Efectivamente, la lealtad en el campo político ha llegado casi al grado cero, mientras aumentan la intensidad y la frecuencia del uso de la voz y la salida. Hay nuevos medios para hacer circular y difundir voces individuales y grupales. Y mientras más fuerte su identidad, más se escuchan en nombre de la diversidad y el cultivo de las diferencias. Esta es la democracia popular del internet cuya conciencia son las redes sociales. Y el exit se utiliza masivamente, en particular a la hora de dejar de participar en votaciones, retirarse de la esfera pública, abandonar a su suerte a las autoridades políticas, restar apoyo a las coaliciones y partidos, o sustraer la confianza a las instituciones. Como alguna vez escribió Octavio Paz sobre su país: el pueblo no cree ya más que en la Virgen de Guadalupe y en la Lotería Nacional. Los milagros y el azar.

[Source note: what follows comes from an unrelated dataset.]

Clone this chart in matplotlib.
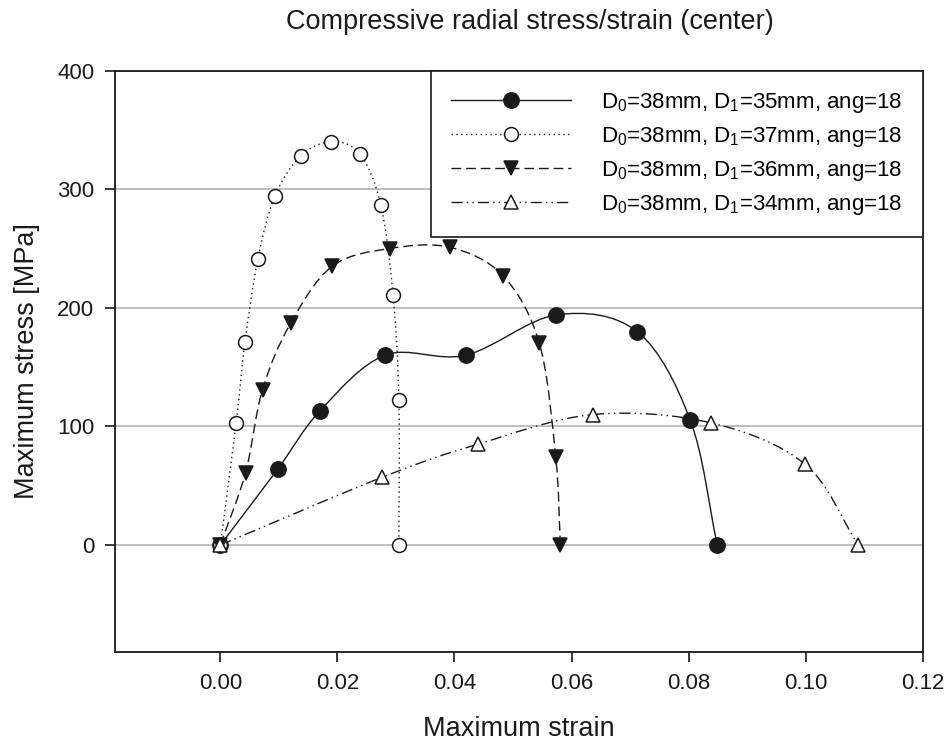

En este proceso, la política pierde parcialmente su sustancia apasionada, su capacidad de generar sentidos y relatos, su vecindad con el campo de las ideas, su compromiso existencial con proyectos y la formación de identidades colectivas. De alguna manera, se despolitiza; pierde densidad ideológica y se somete a la lógica del cálculo técnico, de la racionalidad formal, de la gestión eficiente, de la productividad de las decisiones. Se llena de índices e indicadores; de encuestas de satisfacción; de meticuloso seguimiento de las redes sociales. El Estado, se dice ahora, tiene clientes y modelos de negocio, usa mecanismos de tipo mercado y reglas de gerencia pública, y su acción sería satisfacer necesidades privadas más que preocuparse del bien colectivo.

En suma, son circunstancias difíciles para la política y los políticos. Ellos están llamados a conducir en tiempos confusos. Sin política y políticos no hay capitalismo democrático posible. Ni tampoco la posibilidad de enfrentar los problemas y contradicciones actuales de éste evitando el autoritarismo plebiscitario (caudillismo-populismo) o la imposición de un férreo disciplinamiento ideológico (capitalismo-de-partido-único).